YOUR GOAL
Each line from the top of the listing through the one holding "import matplotlib.pyplot as plt" should be restated word for word, with nothing added and no pictures.

━━━━━━

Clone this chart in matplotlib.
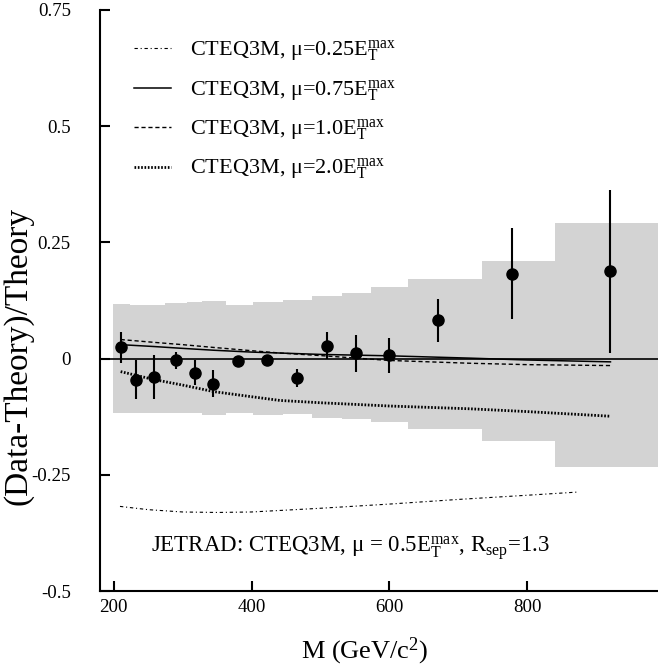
import numpy as np
import matplotlib
matplotlib.use("Agg")
import matplotlib.pyplot as plt

plt.rcParams['font.family'] = ['Liberation Serif', 'DejaVu Serif']
plt.rcParams['mathtext.fontset'] = 'custom'
plt.rcParams['mathtext.rm'] = 'Liberation Serif'
plt.rcParams['mathtext.it'] = 'Liberation Serif:italic'
plt.rcParams['mathtext.bf'] = 'Liberation Serif:bold'

# ---- data ----
mass = [210, 232, 258, 290, 318, 344, 380, 423, 466, 509, 552, 599, 670, 778, 921]
ratio = [0.024, -0.045, -0.039, -0.004, -0.030, -0.054, -0.006, -0.004, -0.042,
         0.028, 0.011, 0.007, 0.082, 0.183, 0.188]
ratio_err = [0.033, 0.042, 0.047, 0.018, 0.027, 0.029, 0.008, 0.008, 0.020,
             0.029, 0.039, 0.038, 0.046, 0.098, 0.175]

band_edges = [199, 223, 242, 274, 306, 328, 363, 402, 445, 488, 531, 573, 627, 735, 840, 990]
band_upper = [0.118, 0.116, 0.116, 0.120, 0.121, 0.123, 0.116, 0.121, 0.127, 0.134,
              0.142, 0.154, 0.172, 0.209, 0.291]
band_lower = [-0.116, -0.116, -0.117, -0.118, -0.118, -0.121, -0.118, -0.121, -0.119,
              -0.127, -0.131, -0.137, -0.152, -0.178, -0.234]

curve_mass = [210, 258, 300, 345, 400, 441, 500, 600, 717, 800, 921]
mu075 = [0.030, 0.026, 0.022, 0.018, 0.014, 0.012, 0.009, 0.006, 0.001, -0.003, -0.007]
mu100 = [0.041, 0.035, 0.030, 0.024, 0.017, 0.012, 0.0065, -0.004, -0.010, -0.013, -0.015]
mu200 = [-0.028, -0.045, -0.057, -0.071, -0.082, -0.090, -0.095, -0.102, -0.108, -0.114, -0.124]

curve_mass_025 = [209, 250, 300, 350, 400, 500, 600, 700, 800, 875]
mu025 = [-0.318, -0.325, -0.330, -0.331, -0.330, -0.322, -0.313, -0.303, -0.294, -0.287]

legend_labels = [
    r'CTEQ3M, μ=0.25$\mathrm{E}_{\mathrm{T}}^{\mathrm{max}}$',
    r'CTEQ3M, μ=0.75$\mathrm{E}_{\mathrm{T}}^{\mathrm{max}}$',
    r'CTEQ3M, μ=1.0$\mathrm{E}_{\mathrm{T}}^{\mathrm{max}}$',
    r'CTEQ3M, μ=2.0$\mathrm{E}_{\mathrm{T}}^{\mathrm{max}}$',
]
xticks = [200, 400, 600, 800]
yticks = [-0.5, -0.25, 0, 0.25, 0.5, 0.75]
ytick_labels = ['-0.5', '-0.25', '0', '0.25', '0.5', '0.75']

# ---- figure ----
fig = plt.figure(figsize=(6.58, 6.67), dpi=100)
ax = fig.add_axes([100/658, 76/667, 558/658, 581/667])

ax.stairs(band_upper, band_edges, baseline=band_lower, fill=True,
          color='#d3d3d3', linewidth=0, zorder=1)
ax.axhline(0, color='black', lw=1.2, zorder=2)

l025, = ax.plot(curve_mass_025, mu025, color='black', lw=0.8,
                dashes=(3, 2.5, 1, 2.5), zorder=3)
l075, = ax.plot(curve_mass, mu075, color='black', lw=1.1, ls='-', zorder=3)
l100, = ax.plot(curve_mass, mu100, color='black', lw=1.0, dashes=(3, 2), zorder=3)
l200, = ax.plot(curve_mass, mu200, color='black', lw=2.0, dashes=(0.6, 0.6), zorder=3)

ax.errorbar(mass, ratio, yerr=ratio_err, fmt='o', color='black', ms=8,
            elinewidth=1.5, capsize=0, zorder=4)

ax.set_xlim(180, 990)
ax.set_ylim(-0.5, 0.75)
ax.set_xticks(xticks)
ax.set_yticks(yticks)
ax.set_yticklabels(ytick_labels)
ax.tick_params(direction='in', length=7, width=1.5, labelsize=13.6)
ax.tick_params(axis='y', pad=21)
ax.tick_params(axis='x', pad=6)
for s in ['top', 'right']:
    ax.spines[s].set_visible(False)
for s in ['left', 'bottom']:
    ax.spines[s].set_linewidth(1.5)

leg = ax.legend([l025, l075, l100, l200], legend_labels, loc='upper left',
                bbox_to_anchor=(0.045, 0.966), frameon=False, fontsize=16,
                handlelength=1.65, handletextpad=0.85, labelspacing=0.62,
                borderaxespad=0)

ax.text(543, -0.407,
        r'JETRAD: CTEQ3M, μ = 0.5$\mathrm{E}_{\mathrm{T}}^{\mathrm{max}}$, R$_{\mathrm{sep}}$=1.3',
        ha='center', va='center', fontsize=16.5)

fig.text(365/658, 1 - 651/667, r'M (GeV/c$^{2}$)', ha='center', va='center', fontsize=19)
fig.text(18/658, 1 - 356/667, '(Data-Theory)/Theory', ha='center', va='center',
         rotation=90, fontsize=24)

fig.savefig('out.png', dpi=100)
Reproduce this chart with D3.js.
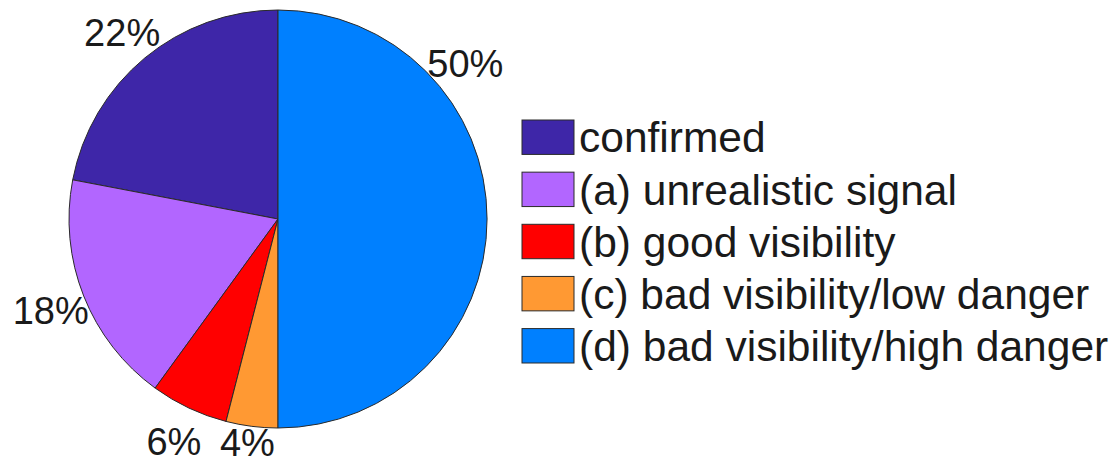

━━━━━━

FINISHED EXERCISE
Clone this chart in matplotlib.
import numpy as np
import matplotlib
matplotlib.use("Agg")
import matplotlib.pyplot as plt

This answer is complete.